◆ What is asked
Restate the data exactly as given and keep the pictures out.

◆ Recorded data

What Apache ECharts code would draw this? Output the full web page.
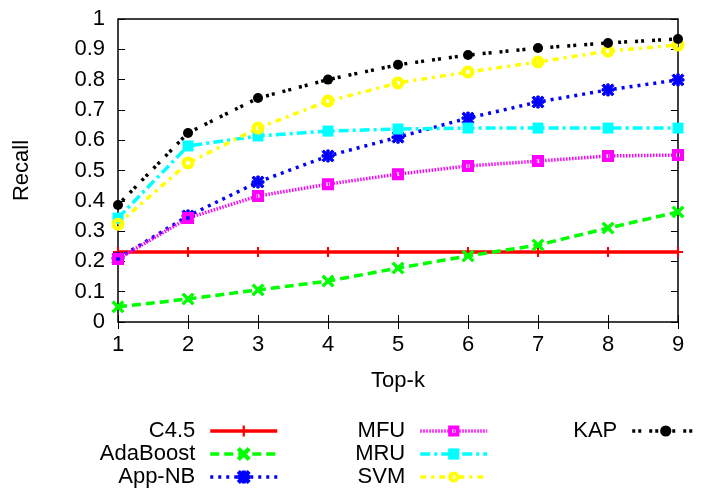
<!DOCTYPE html>
<html>
<head>
    <meta charset="utf-8" />
    <script src="https://cdn.jsdelivr.net/npm/echarts@6/dist/echarts.min.js"></script>
</head>
<body style="margin:0">
<div id="main" style="width: 701px;height:488px;"></div>
<script>
    var chartDom = document.getElementById('main');
    var myChart = echarts.init(chartDom);
    var option;

    // top-k values on the x axis
    const topK = [1, 2, 3, 4, 5, 6, 7, 8, 9];

    const c45 = [0.231, 0.231, 0.231, 0.231, 0.231, 0.231, 0.231, 0.231, 0.231];
    const adaBoost = [0.05, 0.076, 0.106, 0.135, 0.178, 0.218, 0.254, 0.31, 0.363];
    const appNB = [0.21, 0.35, 0.462, 0.548, 0.61, 0.673, 0.726, 0.766, 0.799];
    const mfu = [0.208, 0.343, 0.416, 0.455, 0.488, 0.515, 0.531, 0.548, 0.551];
    const mru = [0.343, 0.581, 0.614, 0.63, 0.637, 0.64, 0.64, 0.64, 0.64];
    const svm = [0.323, 0.525, 0.64, 0.729, 0.789, 0.825, 0.858, 0.894, 0.914];
    const kap = [0.386, 0.624, 0.739, 0.80, 0.849, 0.881, 0.904, 0.921, 0.934];

    const plusPath = 'path://M4,0h2v10h-2z M0,4h10v2h-10z';
    const crossPath = 'path://M0,1.5L1.5,0L10,8.5L8.5,10z M8.5,0L10,1.5L1.5,10L0,8.5z';
    const starPath = 'path://M4,0h2v10h-2z M0,4h10v2h-10z M0,1.5L1.5,0L10,8.5L8.5,10z M8.5,0L10,1.5L1.5,10L0,8.5z';
    // thick open square / circle (gnuplot style): outer shape with a small hole
    const boxPath = 'path://M0,0h10v10h-10z M3.5,3.5v3h3v-3z';
    const ringPath = 'path://M0,5a5,5 0 1,0 10,0a5,5 0 1,0 -10,0z M3.3,5a1.7,1.7 0 1,1 3.4,0a1.7,1.7 0 1,1 -3.4,0z';

    function pairs(vals) {
        return vals.map(function(v, i) { return [topK[i], v]; });
    }

    function mk(name, vals, color, dash, width, symbol, size, extra) {
        var s = {
            name: name,
            type: 'line',
            data: pairs(vals),
            showAllSymbol: true,
            symbol: symbol,
            symbolSize: size,
            lineStyle: { color: color, width: width, type: dash },
            itemStyle: { color: color },
            emphasis: { disabled: true },
            animation: false
        };
        if (extra) s.itemStyle = Object.assign(s.itemStyle, extra);
        return s;
    }

    var series = [
        mk('C4.5', c45, '#ff0000', 'solid', 3.5, plusPath, 10),
        mk('AdaBoost', adaBoost, '#00ff00', [9, 5], 3.5, crossPath, 12, { borderWidth: 1, borderColor: '#00ff00' }),
        mk('App-NB', appNB, '#0000ff', [3, 5], 3.5, starPath, 12, { borderWidth: 1, borderColor: '#0000ff' }),
        mk('MFU', mfu, '#ff00ff', [1.5, 1.5], 3.5, boxPath, 12),
        mk('MRU', mru, '#00ffff', [10, 4, 3, 4], 3.5, 'rect', 11),
        mk('SVM', svm, '#ffff00', [6, 5, 3, 5], 3.5, ringPath, 13),
        mk('KAP', kap, '#000000', [3, 3, 3, 8], 3.5, 'circle', 10)
    ];

    var font = 'Liberation Sans, Arial, sans-serif';

    // one legend per entry, text on the left of the sample
    var legendPos = [
        ['C4.5', 422, 420], ['AdaBoost', 422, 443], ['App-NB', 422, 466],
        ['MFU', 212, 420], ['MRU', 212, 443], ['SVM', 212, 466],
        ['KAP', 0, 420]
    ];
    var legends = legendPos.map(function(p) {
        return {
            data: [p[0]],
            orient: 'horizontal',
            align: 'right',
            right: p[1],
            top: p[2],
            padding: 0,
            itemWidth: 67,
            itemHeight: 14,
            selectedMode: false,
            lineStyle: { width: 3.5 },
            textStyle: { fontSize: 22, color: '#000', fontFamily: font, padding: [0, 10, 0, 0] }
        };
    });

    var tick = { inside: true, length: 7, lineStyle: { color: '#000', width: 1 } };

    option = {
        backgroundColor: '#fff',
        grid: {
            left: 118, right: 23, top: 19, bottom: 166,
            show: true, borderColor: '#000', borderWidth: 1.5
        },
        legend: legends,
        xAxis: [{
            type: 'value', min: 1, max: 9, interval: 1,
            name: 'Top-k', nameLocation: 'middle', nameGap: 48,
            nameTextStyle: { fontSize: 22, color: '#000', fontFamily: font },
            axisLine: { show: false },
            axisTick: tick,
            axisLabel: { fontSize: 22, color: '#000', fontFamily: font, margin: 12 },
            splitLine: { show: false }
        }, {
            type: 'value', min: 1, max: 9, interval: 1, position: 'top',
            axisLine: { show: false },
            axisTick: tick,
            axisLabel: { show: false },
            splitLine: { show: false }
        }],
        yAxis: [{
            type: 'value', min: 0, max: 1, interval: 0.1,
            name: 'Recall', nameLocation: 'middle', nameGap: 85,
            nameTextStyle: { fontSize: 22, color: '#000', fontFamily: font },
            axisLine: { show: false },
            axisTick: tick,
            axisLabel: {
                fontSize: 22, color: '#000', fontFamily: font, margin: 13,
                formatter: function(v) { return String(Math.round(v * 10) / 10); }
            },
            splitLine: { show: false }
        }, {
            type: 'value', min: 0, max: 1, interval: 0.1, position: 'right',
            axisLine: { show: false },
            axisTick: tick,
            axisLabel: { show: false },
            splitLine: { show: false }
        }],
        series: series
    };

    option && myChart.setOption(option);
</script>
</body>
</html>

◆ Final result
What Apache ECharts code would draw this? Output the full web page.
<!DOCTYPE html>
<html>
<head>
    <meta charset="utf-8" />
    <script src="https://cdn.jsdelivr.net/npm/echarts@6/dist/echarts.min.js"></script>
</head>
<body style="margin:0">
<div id="main" style="width: 701px;height:488px;"></div>
<script>
    var chartDom = document.getElementById('main');
    var myChart = echarts.init(chartDom);
    var option;

    // top-k values on the x axis
    const topK = [1, 2, 3, 4, 5, 6, 7, 8, 9];

    const c45 = [0.231, 0.231, 0.231, 0.231, 0.231, 0.231, 0.231, 0.231, 0.231];
    const adaBoost = [0.05, 0.076, 0.106, 0.135, 0.178, 0.218, 0.254, 0.31, 0.363];
    const appNB = [0.21, 0.35, 0.462, 0.548, 0.61, 0.673, 0.726, 0.766, 0.799];
    const mfu = [0.208, 0.343, 0.416, 0.455, 0.488, 0.515, 0.531, 0.548, 0.551];
    const mru = [0.343, 0.581, 0.614, 0.63, 0.637, 0.64, 0.64, 0.64, 0.64];
    const svm = [0.323, 0.525, 0.64, 0.729, 0.789, 0.825, 0.858, 0.894, 0.914];
    const kap = [0.386, 0.624, 0.739, 0.80, 0.849, 0.881, 0.904, 0.921, 0.934];

    const plusPath = 'path://M4,0h2v10h-2z M0,4h10v2h-10z';
    const crossPath = 'path://M0,1.5L1.5,0L10,8.5L8.5,10z M8.5,0L10,1.5L1.5,10L0,8.5z';
    const starPath = 'path://M4,0h2v10h-2z M0,4h10v2h-10z M0,1.5L1.5,0L10,8.5L8.5,10z M8.5,0L10,1.5L1.5,10L0,8.5z';
    // thick open square / circle (gnuplot style): outer shape with a small hole
    const boxPath = 'path://M0,0h10v10h-10z M3.5,3.5v3h3v-3z';
    const ringPath = 'path://M0,5a5,5 0 1,0 10,0a5,5 0 1,0 -10,0z M3.3,5a1.7,1.7 0 1,1 3.4,0a1.7,1.7 0 1,1 -3.4,0z';

    function pairs(vals) {
        return vals.map(function(v, i) { return [topK[i], v]; });
    }

    function mk(name, vals, color, dash, width, symbol, size, extra) {
        var s = {
            name: name,
            type: 'line',
            data: pairs(vals),
            showAllSymbol: true,
            symbol: symbol,
            symbolSize: size,
            lineStyle: { color: color, width: width, type: dash },
            itemStyle: { color: color },
            emphasis: { disabled: true },
            animation: false
        };
        if (extra) s.itemStyle = Object.assign(s.itemStyle, extra);
        return s;
    }

    var series = [
        mk('C4.5', c45, '#ff0000', 'solid', 3.5, plusPath, 10),
        mk('AdaBoost', adaBoost, '#00ff00', [9, 5], 3.5, crossPath, 12, { borderWidth: 1, borderColor: '#00ff00' }),
        mk('App-NB', appNB, '#0000ff', [3, 5], 3.5, starPath, 12, { borderWidth: 1, borderColor: '#0000ff' }),
        mk('MFU', mfu, '#ff00ff', [1.5, 1.5], 3.5, boxPath, 12),
        mk('MRU', mru, '#00ffff', [10, 4, 3, 4], 3.5, 'rect', 11),
        mk('SVM', svm, '#ffff00', [6, 5, 3, 5], 3.5, ringPath, 13),
        mk('KAP', kap, '#000000', [3, 3, 3, 8], 3.5, 'circle', 10)
    ];

    var font = 'Liberation Sans, Arial, sans-serif';

    // one legend per entry, text on the left of the sample
    var legendPos = [
        ['C4.5', 422, 420], ['AdaBoost', 422, 443], ['App-NB', 422, 466],
        ['MFU', 212, 420], ['MRU', 212, 443], ['SVM', 212, 466],
        ['KAP', 0, 420]
    ];
    var legends = legendPos.map(function(p) {
        return {
            data: [p[0]],
            orient: 'horizontal',
            align: 'right',
            right: p[1],
            top: p[2],
            padding: 0,
            itemWidth: 67,
            itemHeight: 14,
            selectedMode: false,
            lineStyle: { width: 3.5 },
            textStyle: { fontSize: 22, color: '#000', fontFamily: font, padding: [0, 10, 0, 0] }
        };
    });

    var tick = { inside: true, length: 7, lineStyle: { color: '#000', width: 1 } };

    option = {
        backgroundColor: '#fff',
        grid: {
            left: 118, right: 23, top: 19, bottom: 166,
            show: true, borderColor: '#000', borderWidth: 1.5
        },
        legend: legends,
        xAxis: [{
            type: 'value', min: 1, max: 9, interval: 1,
            name: 'Top-k', nameLocation: 'middle', nameGap: 48,
            nameTextStyle: { fontSize: 22, color: '#000', fontFamily: font },
            axisLine: { show: false },
            axisTick: tick,
            axisLabel: { fontSize: 22, color: '#000', fontFamily: font, margin: 12 },
            splitLine: { show: false }
        }, {
            type: 'value', min: 1, max: 9, interval: 1, position: 'top',
            axisLine: { show: false },
            axisTick: tick,
            axisLabel: { show: false },
            splitLine: { show: false }
        }],
        yAxis: [{
            type: 'value', min: 0, max: 1, interval: 0.1,
            name: 'Recall', nameLocation: 'middle', nameGap: 85,
            nameTextStyle: { fontSize: 22, color: '#000', fontFamily: font },
            axisLine: { show: false },
            axisTick: tick,
            axisLabel: {
                fontSize: 22, color: '#000', fontFamily: font, margin: 13,
                formatter: function(v) { return String(Math.round(v * 10) / 10); }
            },
            splitLine: { show: false }
        }, {
            type: 'value', min: 0, max: 1, interval: 0.1, position: 'right',
            axisLine: { show: false },
            axisTick: tick,
            axisLabel: { show: false },
            splitLine: { show: false }
        }],
        series: series
    };

    option && myChart.setOption(option);
</script>
</body>
</html>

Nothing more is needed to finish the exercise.